After 11 months, even with two vaccines available, a pair of pressing issues prevent a clear end to the COVID-19 pandemic: transparency and trust.
Engineers and scientists rely on systems and processes as a key foundation. Systems engineering creates predictable, testable outcomes to maximize efficiency. It is often used in health care, from improving patient outcomes to customer satisfaction. To be sure, vaccines don’t get into waiting arms by themselves, but by a complex, interrelated network of vaccine administration sites, providers, and an informed general public willing to be vaccinated.
As cities like Philadelphia continue to face false starts and backlash from the current vaccine rollout — including Philly’s latest vaccine debacle, severing ties with Philly Fighting COVID — it can be instructive to step back and reexamine the system in place with an eye toward rebuilding trust and creating transparency.
What steps can cities like Philadelphia take right now to mitigate as many issues as possible and maximize the number of people who get vaccinated?
Let’s start with a baseline of facts. Even with clearer federal guidance, we do not know for certain how many doses we will be getting, when they will come, and where they will go. We do not know how many of the different brands we will get; therefore, we do not know the exact storage requirements. We do not know what percent of the population will willingly receive a vaccine, and we don’t know how many of those will return for their second dose.
We do have some registration information that can give us a glimpse of the possible demand; however, since there are multiple sites on which people can register, this information is distorted.
From a supply chain perspective, this is a last-mile effort where in short: the city is dealing with imperfect and missing information. It is akin to getting your groceries from Instacart, except only telling your shopper you want “soup” while expecting them to bring clam chowder. With imperfect information comes confusion and misinformation.

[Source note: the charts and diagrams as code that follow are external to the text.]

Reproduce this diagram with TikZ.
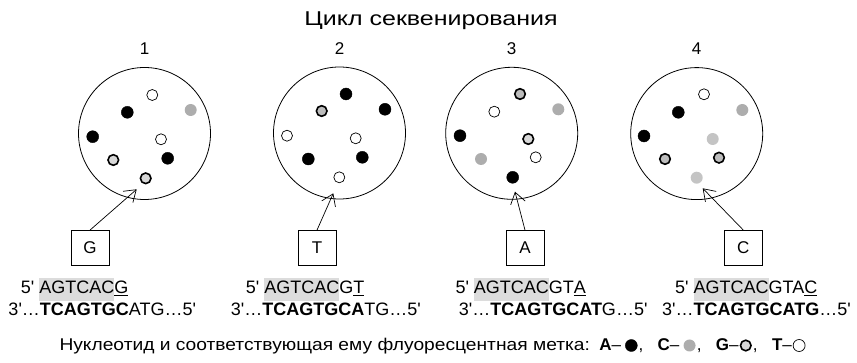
\documentclass[tikz,border=0pt]{standalone}
\usepackage{fontspec}
\newfontfamily\lib{Liberation Sans}
\newfontfamily\cyrT{Liberation Sans}[FakeStretch=1.25]
\newfontfamily\cyrL{Liberation Sans}[FakeStretch=1.13]
\usetikzlibrary{arrows.meta}
\definecolor{hl}{HTML}{DCDCDC}
\definecolor{cgray}{HTML}{ADADAD}
\definecolor{clight}{HTML}{C4C4C4}
\definecolor{glight}{HTML}{D8D8D8}
\definecolor{gdark}{HTML}{BDBDBD}
\newcommand{\hlseq}[1]{\begingroup\setlength{\fboxsep}{0pt}\colorbox{hl}{\rule[-7pt]{0pt}{23pt}#1}\endgroup}
\newcommand{\ul}[1]{\underline{#1}}
\tikzset{
  plate/.style={draw, line width=0.8pt, circle, minimum size=132pt, inner sep=0pt},
  dA/.style={fill=black, draw=black, line width=0.4pt},
  dC/.style={fill=cgray},
  dCl/.style={fill=clight},
  dG/.style={fill=glight, draw=black, line width=1.6pt},
  dGd/.style={fill=gdark, draw=black, line width=1.6pt},
  dT/.style={fill=white, draw=black, line width=0.7pt},
  nbox/.style={draw, line width=0.8pt, minimum width=38pt, minimum height=35pt, inner sep=0pt, font=\lib\fontsize{17}{20}\selectfont},
  seq/.style={anchor=base west, inner sep=0pt, font=\lib\fontsize{18}{21}\selectfont},
  num/.style={font=\lib\fontsize{17}{20}\selectfont},
  lg/.style={anchor=base west, inner sep=0pt, font=\lib\fontsize{17}{20}\selectfont},
  arr/.style={line width=0.7pt, -{Straight Barb[length=11pt,width=15pt,line width=0.7pt]}}
}
\begin{document}
\begin{tikzpicture}[x=1pt,y=-1pt]
\useasboundingbox (0,0) rectangle (857,363);
% title
\node[font=\cyrT\fontsize{20}{24}\selectfont] (title) at (431,21) {Цикл секвенирования};
% numbers
\node[num] (n1) at (144.5,49) {1};
\node[num] (n2) at (339.5,49) {2};
\node[num] (n3) at (511.7,49) {3};
\node[num] (n4) at (696.7,49) {4};
% plates
\node[plate] (p1) at (144.5,133.5) {};
\node[plate] (p2) at (339.5,133) {};
\node[plate] (p3) at (511.7,133.3) {};
\node[plate] (p4) at (696.7,133.6) {};
% dots plate 1
\def\r{6}
\path[dT] (152.3,95) circle[radius=5.5];
\path[dC] (190.7,110) circle[radius=\r];
\path[dA] (127.3,112.3) circle[radius=\r];
\path[dA] (92.7,136.7) circle[radius=\r];
\path[dT] (161,139.3) circle[radius=5.5];
\path[dG] (113.3,160) circle[radius=5.3];
\path[dA] (167.7,158.3) circle[radius=\r];
\path[dG] (145.7,178.3) circle[radius=5.3];
% dots plate 2
\path[dA] (346,94) circle[radius=\r];
\path[dGd] (321.7,111) circle[radius=5.3];
\path[dA] (385,109.3) circle[radius=\r];
\path[dT] (287,135.7) circle[radius=5.5];
\path[dT] (355.7,138.3) circle[radius=5.5];
\path[dA] (308.3,159) circle[radius=\r];
\path[dA] (362.3,157.3) circle[radius=\r];
\path[dT] (339.3,177.3) circle[radius=5.5];
% dots plate 3
\path[dGd] (520,94) circle[radius=5.3];
\path[dT] (494.3,111.7) circle[radius=5.5];
\path[dC] (558.3,109.3) circle[radius=\r];
\path[dA] (460,135.7) circle[radius=\r];
\path[dG] (528.3,139) circle[radius=5.3];
\path[dT] (535.7,157.3) circle[radius=5.5];
\path[dC] (481,159) circle[radius=\r];
\path[dA] (512.7,177.3) circle[radius=\r];
% dots plate 4
\path[dT] (704,94.3) circle[radius=5.5];
\path[dA] (678.3,112.3) circle[radius=\r];
\path[dC] (742.3,110) circle[radius=\r];
\path[dA] (644,136) circle[radius=\r];
\path[dCl] (712.7,139) circle[radius=\r];
\path[dGd] (665,159) circle[radius=5.3];
\path[dGd] (719,157.7) circle[radius=5.3];
\path[dCl] (696.7,177.7) circle[radius=\r];
% boxes
\node[nbox] (b1) at (90,248) {G};
\node[nbox] (b2) at (317,248) {T};
\node[nbox] (b3) at (525,248) {A};
\node[nbox] (b4) at (743.3,248) {C};
% arrow tips
\coordinate (t1) at (136.7,189.3);
\coordinate (t2) at (333.3,193.3);
\coordinate (t3) at (515,191.7);
\coordinate (t4) at (702.7,188.3);
\draw[arr] (b1.north) -- (t1);
\draw[arr] (b2.north) -- (t2);
\draw[arr] (b3.north) -- (t3);
\draw[arr] (b4.north) -- (t4);
% sequences
\node[seq] (s1a) at (20.7,294) {5' \hlseq{AGTCAC}\ul{G}};
\node[seq] (s1b) at (8.3,316) {3'…\textbf{TCAGTGC}ATG…5'};
\node[seq] (s2a) at (245.7,294) {5' \hlseq{AGTCAC}G\ul{T}};
\node[seq] (s2b) at (230.7,316) {3'…\textbf{TCAGTGCA}TG…5'};
\node[seq] (s3a) at (455.3,294) {5' \hlseq{AGTCAC}GT\ul{A}};
\node[seq] (s3b) at (458.7,316) {3'…\textbf{TCAGTGCAT}G…5'};
\node[seq] (s4a) at (675,294) {5' \hlseq{AGTCAC}GTA\ul{C}};
\node[seq] (s4b) at (662,316) {3'…\textbf{TCAGTGCATG}…5'};
% legend
\node[anchor=base west, inner sep=0pt, font=\cyrL\fontsize{17}{20}\selectfont] (leg) at (59.3,351)
  {Нуклеотид и соответствующая ему флуоресцентная метка:};
\node[lg] (lA) at ([xshift=9pt]leg.base east) {\textbf{A}–};
\path[dA] ([xshift=10pt,yshift=5.5pt]lA.base east) circle[radius=6];
\node[lg] (kA) at ([xshift=17pt]lA.base east) {,};
\node[lg] (lC) at ([xshift=14pt]kA.base east) {\textbf{C}–};
\path[dC] ([xshift=10pt,yshift=5.5pt]lC.base east) circle[radius=6];
\node[lg] (kC) at ([xshift=17pt]lC.base east) {,};
\node[lg] (lG) at ([xshift=14pt]kC.base east) {\textbf{G}–};
\path[dG] ([xshift=7pt,yshift=5.5pt]lG.base east) circle[radius=5.3];
\node[lg] (kG) at ([xshift=14pt]lG.base east) {,};
\node[lg] (lT) at ([xshift=14pt]kG.base east) {\textbf{T}–};
\path[dT] ([xshift=7pt,yshift=5.5pt]lT.base east) circle[radius=6];
\end{tikzpicture}
\end{document}
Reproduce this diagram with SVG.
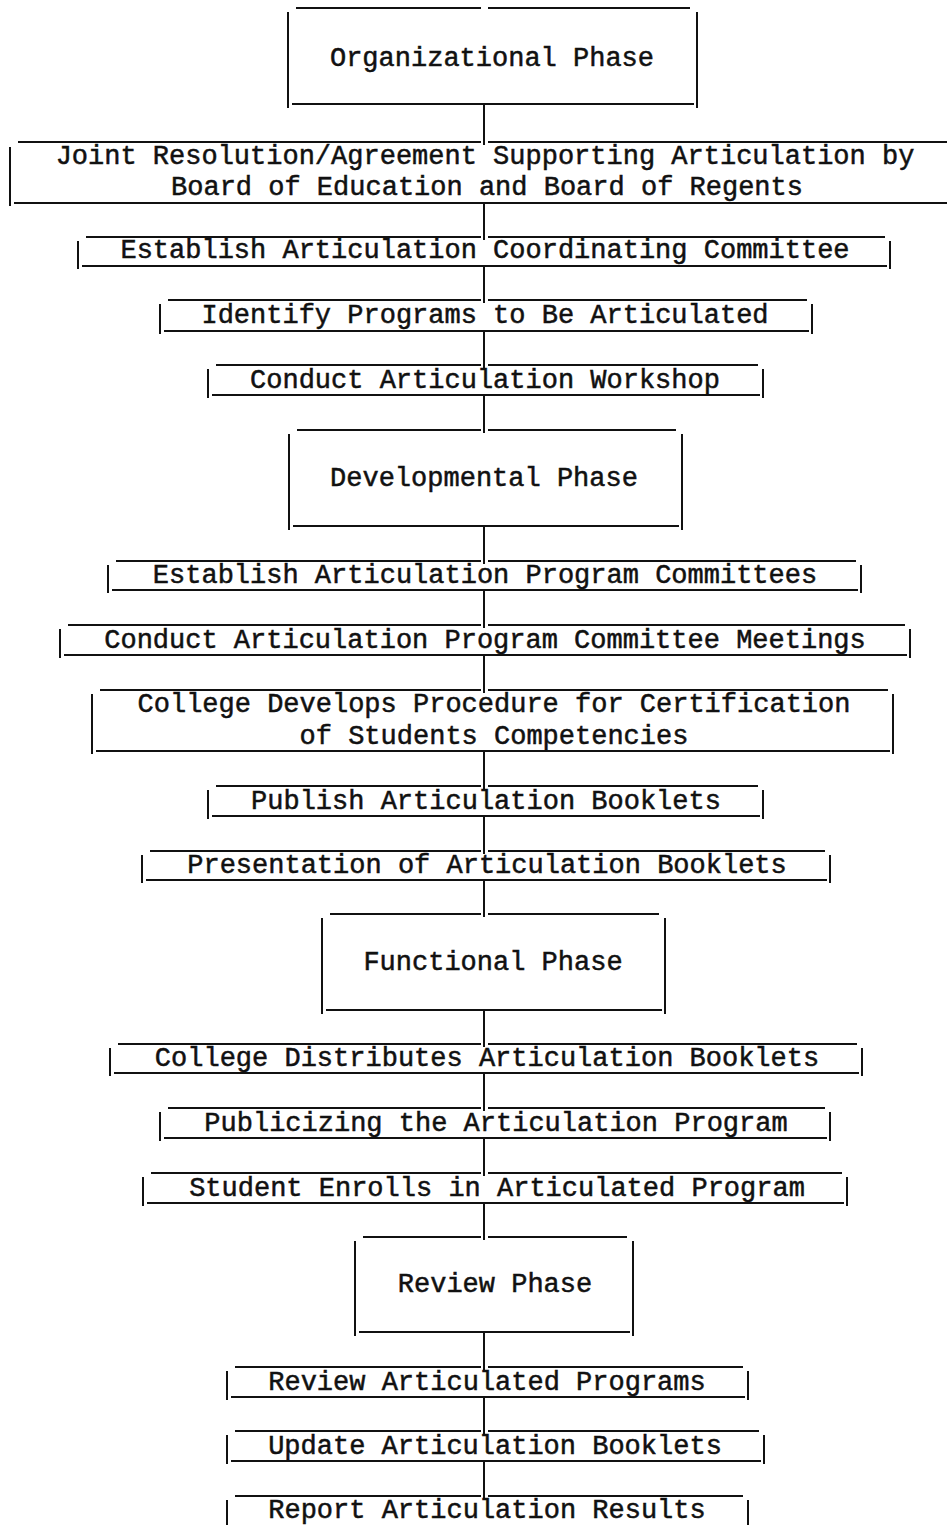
<svg xmlns="http://www.w3.org/2000/svg" width="947" height="1525" viewBox="0 0 947 1525">
<style>
.bg{fill:#ffffff}
.ln{stroke:#111;stroke-width:2;fill:none}
.tx{font-family:"Liberation Mono","DejaVu Sans Mono",monospace;font-size:27px;fill:#111;stroke:#111;stroke-width:0.5;text-anchor:middle}
</style>
<rect class="bg" x="0" y="0" width="947" height="1525"/>
<g id="connectors" class="ln">
<path d="M484 104V145M484 203V240M484 266V303M484 331V368M484 395V433M484 526V564M484 590V628M484 655V693M484 751V789M484 816V854M484 880V917M484 1010V1047M484 1073V1111M484 1138V1176M484 1203V1240M484 1332V1370M484 1397V1434M484 1461V1499"/>
</g>
<g id="n1"><path class="ln" d="M296 8H481M488 8H690M288 12V108M697 12V108M292 104H694"/><text class="tx" x="492" y="66">Organizational Phase</text></g>
<g id="n2"><path class="ln" d="M18 142H481M488 142H947M10 147V206M14 203H947"/><text class="tx" x="485" y="164">Joint Resolution/Agreement Supporting Articulation by</text><text class="tx" x="487" y="195">Board of Education and Board of Regents</text></g>
<g id="n3"><path class="ln" d="M86 237H481M488 237H885M78 241V269M890 241V269M82 266H887"/><text class="tx" x="485" y="258">Establish Articulation Coordinating Committee</text></g>
<g id="n4"><path class="ln" d="M168 300H481M488 300H807M160 304V334M812 304V334M164 331H809"/><text class="tx" x="485" y="323">Identify Programs to Be Articulated</text></g>
<g id="n5"><path class="ln" d="M216 365H481M488 365H758M208 369V398M763 369V398M212 395H760"/><text class="tx" x="485" y="388">Conduct Articulation Workshop</text></g>
<g id="n6"><path class="ln" d="M297 430H481M488 430H676M289 434V530M682 434V530M293 526H679"/><text class="tx" x="484" y="486">Developmental Phase</text></g>
<g id="n7"><path class="ln" d="M116 561H481M488 561H856M108 565V593M861 565V593M112 590H858"/><text class="tx" x="485" y="583">Establish Articulation Program Committees</text></g>
<g id="n8"><path class="ln" d="M68 625H481M488 625H905M60 629V658M910 629V658M64 655H907"/><text class="tx" x="485" y="648">Conduct Articulation Program Committee Meetings</text></g>
<g id="n9"><path class="ln" d="M100 690H481M488 690H888M92 694V754M893 694V754M96 751H890"/><text class="tx" x="494" y="712">College Develops Procedure for Certification</text><text class="tx" x="494" y="744">of Students Competencies</text></g>
<g id="n10"><path class="ln" d="M216 786H481M488 786H758M208 790V819M763 790V819M212 816H760"/><text class="tx" x="486" y="809">Publish Articulation Booklets</text></g>
<g id="n11"><path class="ln" d="M150 851H481M488 851H825M142 855V883M830 855V883M146 880H827"/><text class="tx" x="487" y="873">Presentation of Articulation Booklets</text></g>
<g id="n12"><path class="ln" d="M330 914H481M488 914H659M322 918V1014M665 918V1014M326 1010H662"/><text class="tx" x="493" y="970">Functional Phase</text></g>
<g id="n13"><path class="ln" d="M118 1044H481M488 1044H857M110 1048V1076M862 1048V1076M114 1073H859"/><text class="tx" x="487" y="1066">College Distributes Articulation Booklets</text></g>
<g id="n14"><path class="ln" d="M168 1108H481M488 1108H825M160 1112V1141M830 1112V1141M164 1138H827"/><text class="tx" x="496" y="1131">Publicizing the Articulation Program</text></g>
<g id="n15"><path class="ln" d="M151 1173H481M488 1173H842M143 1177V1206M847 1177V1206M147 1203H844"/><text class="tx" x="497" y="1196">Student Enrolls in Articulated Program</text></g>
<g id="n16"><path class="ln" d="M363 1237H481M488 1237H627M355 1241V1336M633 1241V1336M359 1332H630"/><text class="tx" x="495" y="1292">Review Phase</text></g>
<g id="n17"><path class="ln" d="M235 1367H481M488 1367H743M227 1371V1400M748 1371V1400M231 1397H745"/><text class="tx" x="487" y="1390">Review Articulated Programs</text></g>
<g id="n18"><path class="ln" d="M235 1431H481M488 1431H759M227 1435V1464M764 1435V1464M231 1461H761"/><text class="tx" x="495" y="1454">Update Articulation Booklets</text></g>
<g id="n19"><path class="ln" d="M235 1496H481M488 1496H743M227 1500V1525M748 1500V1525"/><text class="tx" x="487" y="1518">Report Articulation Results</text></g>
</svg>
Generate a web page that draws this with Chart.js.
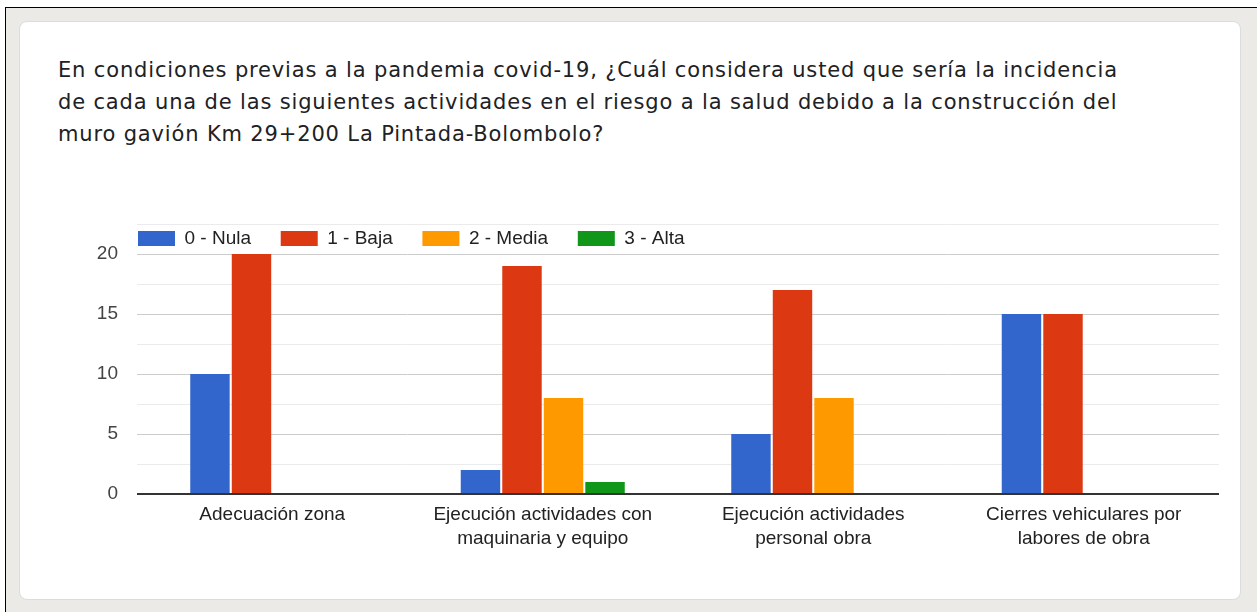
<!DOCTYPE html>
<html>
<head>
<meta charset="utf-8">
<script src="https://cdn.jsdelivr.net/npm/chart.js@4/dist/chart.umd.min.js"></script>
<style>
  html, body { margin: 0; padding: 0; background: #fff; overflow: hidden; }
  #frame {
    position: absolute; left: 5px; top: 7px; width: 1300px; height: 700px;
    border-left: 1px solid #000; border-top: 1px solid #000; background: #ebeae6;
  }
  #card {
    position: absolute; left: 19px; top: 21px; width: 1220px; height: 577px;
    background: #fff; border: 1px solid #dadce0; border-radius: 8px;
  }
  #title {
    position: absolute; left: 58px; top: 54px; width: 1150px;
    font-family: "DejaVu Sans", sans-serif; font-size: 21px; line-height: 32px;
    color: #202124; white-space: nowrap;
  }
  #title span { display: inline-block; }
  #wrap { position: absolute; left: 19px; top: 180px; width: 1222px; height: 400px; }
</style>
</head>
<body>
<div id="frame"></div>
<div id="card"></div>
<div id="title"><span>En condiciones previas a la pandemia covid-19, ¿Cuál considera usted que sería la incidencia</span><br><span>de cada una de las siguientes actividades en el riesgo a la salud debido a la construcción del</span><br><span>muro gavión Km 29+200 La Pintada-Bolombolo?</span></div>
<div id="wrap"><canvas id="canvas"></canvas></div>
<script>
const categories = [
    ["Adecuación zona"],
    ["Ejecución actividades con", "maquinaria y equipo"],
    ["Ejecución actividades", "personal obra"],
    ["Cierres vehiculares por", "labores de obra"],
];
const nula = [10, 2, 5, 15];
const baja = [20, 19, 17, 15];
const media = [0, 8, 8, 0];
const alta = [0, 1, 0, 0];
const yTicks = [0, 5, 10, 15, 20];

// stretch the question text so the first line spans like the original
(function fitTitle() {
    const title = document.getElementById("title");
    const first = title.querySelector("span");
    const w = first.getBoundingClientRect().width;
    const n = first.textContent.length;
    title.style.letterSpacing = ((1060 - w) / n).toFixed(3) + "px";
})();

const font = { family: "'Liberation Sans', Arial, sans-serif", size: 19 };

// legend drawn inside the plot, just under the top gridline
const legendInside = {
    id: "legendInside",
    afterLayout(chart) {
        const lg = chart.legend;
        const ca = chart.chartArea;
        const pad = lg.options.labels.padding;
        lg.left = ca.left + 1 - pad;
        lg.right = chart.width;
        lg.top = ca.top + 5 - pad;
        lg.bottom = ca.top + 40;
    },
};

const config = {
    type: "bar",
    data: {
        labels: categories,
        datasets: [
            { label: "0 - Nula", data: nula, backgroundColor: "#3366cc" },
            { label: "1 - Baja", data: baja, backgroundColor: "#dc3912" },
            { label: "2 - Media", data: media, backgroundColor: "#ff9900" },
            { label: "3 - Alta", data: alta, backgroundColor: "#109618" },
        ],
    },
    options: {
        animation: false,
        responsive: true,
        maintainAspectRatio: false,
        categoryPercentage: 0.614,
        barPercentage: 0.95,
        layout: {
            padding: { left: 58, right: 22, top: 44, bottom: 16 },
        },
        plugins: {
            tooltip: { enabled: false },
            legend: {
                position: "top",
                align: "start",
                maxHeight: 0.001,
                labels: {
                    boxWidth: 37,
                    boxHeight: 15,
                    padding: 29.7,
                    color: "#222",
                    font: font,
                },
            },
        },
        scales: {
            x: {
                grid: { display: false, drawTicks: false },
                border: { display: false },
                ticks: {
                    color: "#222",
                    font: { family: font.family, size: 19, lineHeight: 1.26 },
                    padding: 9,
                    maxRotation: 0,
                },
                afterFit: (s) => { s.height = 70; },
            },
            y: {
                min: 0,
                max: 22.5,
                border: { display: false },
                grid: {
                    drawTicks: false,
                    color: (c) => c.tick.value === 0 ? "#333" : (yTicks.includes(c.tick.value) ? "#cccccc" : "#ebebeb"),
                    lineWidth: (c) => c.tick.value === 0 ? 2 : 1,
                },
                ticks: {
                    stepSize: 2.5,
                    autoSkip: false,
                    color: "#444",
                    font: font,
                    padding: 19,
                    callback: (v) => yTicks.includes(v) ? v : "",
                },
                afterFit: (s) => { s.width = 60; },
            },
        },
    },
    plugins: [legendInside],
};

new Chart(document.getElementById("canvas"), config);
</script>
</body>
</html>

It’s understandable that Philly residents may be feeling mixed up about vaccinations, but it’s up to the city to solve this problem — quickly. As time is of the essence, from my perspective as a systems engineer, there are three immediate efforts that the city should enact to improve trust and create transparency around vaccine distribution:
Human systems integration
Human systems integration involves incorporating the human element into the process. Not everything can be done automatically, especially when it comes to building trust around a medical procedure. Sometimes humans need to talk to other humans. For vaccinations in a city as diverse as Philadelphia, this means working with communities and organizations like the highly trusted Black Doctors COVID Consortium to broadcast information and build trust on vaccine efficacy and safety. Not only would this help to achieve an equitable distribution of the vaccine, but also help the city repair the bonds of trust with neighborhoods, particularly Black neighborhoods where vaccine hesitancy is known to be high.
Real-time systems monitoring can be used to capture demand and supply information at administration sites. This will allow for dynamically adjusted dosage distribution, more efficient scheduling of providers, fewer bottlenecks, and fewer wasted vaccines. In other words, we can not only identify supply and demand problems but solve them before they interfere with distribution, getting vaccines where they need to be the most. Better data means better outcomes.
Public dissemination of the supply and demand data — how many vaccines we have and how many people still need it — with realistic timelines, will ease some frustration and confusion. The city should consider circulating this information through various formats geared toward the target population — for example, on social media, or a trusted government website — to ensure everyone has the opportunity to receive the information, be informed, and therefore increase their likelihood of returning for a second shot.
Systems engineering is a comprehensive, integrated approach to tackling a complex problem. While we cannot go back and start from scratch, we can take best practices from what we do know how to do well and apply them as best we can under the given circumstances. A holistic yet relatively simple approach can yield great dividends in getting enough of the population vaccinated safely and efficiently.
Julie Drzymalski is a professor of instruction and director of the industrial and systems engineering program at Temple University College of Engineering.